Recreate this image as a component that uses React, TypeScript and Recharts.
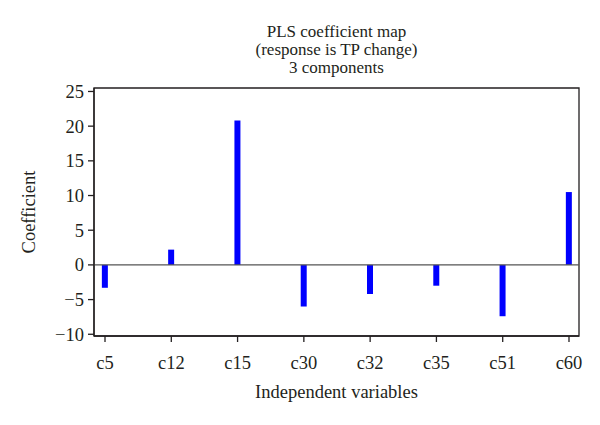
import { Bar, BarChart, ReferenceArea, ReferenceLine, XAxis, YAxis } from 'recharts';

const variables = ['c5', 'c12', 'c15', 'c30', 'c32', 'c35', 'c51', 'c60'];
const coefficients = [-3.3, 2.2, 20.8, -6.0, -4.2, -3.0, -7.4, 10.5];
const yTicks = [-10, -5, 0, 5, 10, 15, 20, 25];
const titleLines = ['PLS coefficient map', '(response is TP change)', '3 components'];

const data = variables.map((name, i) => ({ idx: i, name, value: coefficients[i] }));

const X_DOMAIN: [number, number] = [-0.166, 7.151];
const Y_DOMAIN: [number, number] = [-10.25, 25.5];

const FONT = '"Liberation Serif", "Times New Roman", serif';
const INK = '#231f20';

function YLabel({ viewBox }: any) {
    const cx = 31;
    const cy = viewBox.y + viewBox.height / 2;
    return (
        <text x={cx} y={cy} transform={`rotate(-90, ${cx}, ${cy})`} textAnchor="middle"
              dominantBaseline="middle" fontFamily={FONT} fontSize={18.5} fill={INK}>
            Coefficient
        </text>
    );
}

export default function App() {
    return (
        <div style={{ position: 'absolute', left: 0, top: 0, width: 600, height: 425, background: '#fff' }}>
            <div style={{
                position: 'absolute', left: 94, width: 485, top: 23, textAlign: 'center',
                fontFamily: FONT, fontSize: 17, lineHeight: '18px', color: INK,
            }}>
                {titleLines.map((t) => <div key={t}>{t}</div>)}
            </div>
            <BarChart width={600} height={425} data={data}
                      margin={{ top: 88, right: 21, bottom: 0, left: 0 }}>
                <XAxis type="number" dataKey="idx" domain={X_DOMAIN} ticks={[0, 1, 2, 3, 4, 5, 6, 7]}
                       tickFormatter={(i: number) => variables[i]} height={89} allowDataOverflow
                       stroke={INK} strokeWidth={1.3} tickSize={6} tickMargin={14}
                       tick={{ fontFamily: FONT, fontSize: 18.5, fill: INK }}
                       label={{ value: 'Independent variables', position: 'insideTop', offset: 49,
                           style: { fontFamily: FONT, fontSize: 18.5, fill: INK } }}/>
                <YAxis type="number" domain={Y_DOMAIN} ticks={yTicks} width={94} allowDataOverflow
                       stroke={INK} strokeWidth={1.3} tickSize={6} tickMargin={4} interval={0}
                       tickFormatter={(v: number) => (v < 0 ? `\u2212${Math.abs(v)}` : `${v}`)}
                       tick={{ fontFamily: FONT, fontSize: 18.5, fill: INK }}
                       label={<YLabel/>}/>
                <ReferenceArea x1={X_DOMAIN[0]} x2={X_DOMAIN[1]} y1={Y_DOMAIN[0]} y2={Y_DOMAIN[1]}
                               fill="none" fillOpacity={0} stroke={INK} strokeWidth={1.3} ifOverflow="visible"/>
                <ReferenceLine y={0} stroke="#555" strokeWidth={1.2}/>
                <Bar dataKey="value" fill="#0000ff" barSize={6} isAnimationActive={false}/>
            </BarChart>
        </div>
    );
}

────

Exactly as written, please give again the lines from the beginning of the listing through the line containing "const Y_DOMAIN: [number, number]", inclusive, without any pictures.

[Exercise response]
Recreate this image as a component that uses React, TypeScript and Recharts.
import { Bar, BarChart, ReferenceArea, ReferenceLine, XAxis, YAxis } from 'recharts';

const variables = ['c5', 'c12', 'c15', 'c30', 'c32', 'c35', 'c51', 'c60'];
const coefficients = [-3.3, 2.2, 20.8, -6.0, -4.2, -3.0, -7.4, 10.5];
const yTicks = [-10, -5, 0, 5, 10, 15, 20, 25];
const titleLines = ['PLS coefficient map', '(response is TP change)', '3 components'];

const data = variables.map((name, i) => ({ idx: i, name, value: coefficients[i] }));

const X_DOMAIN: [number, number] = [-0.166, 7.151];
const Y_DOMAIN: [number, number] = [-10.25, 25.5];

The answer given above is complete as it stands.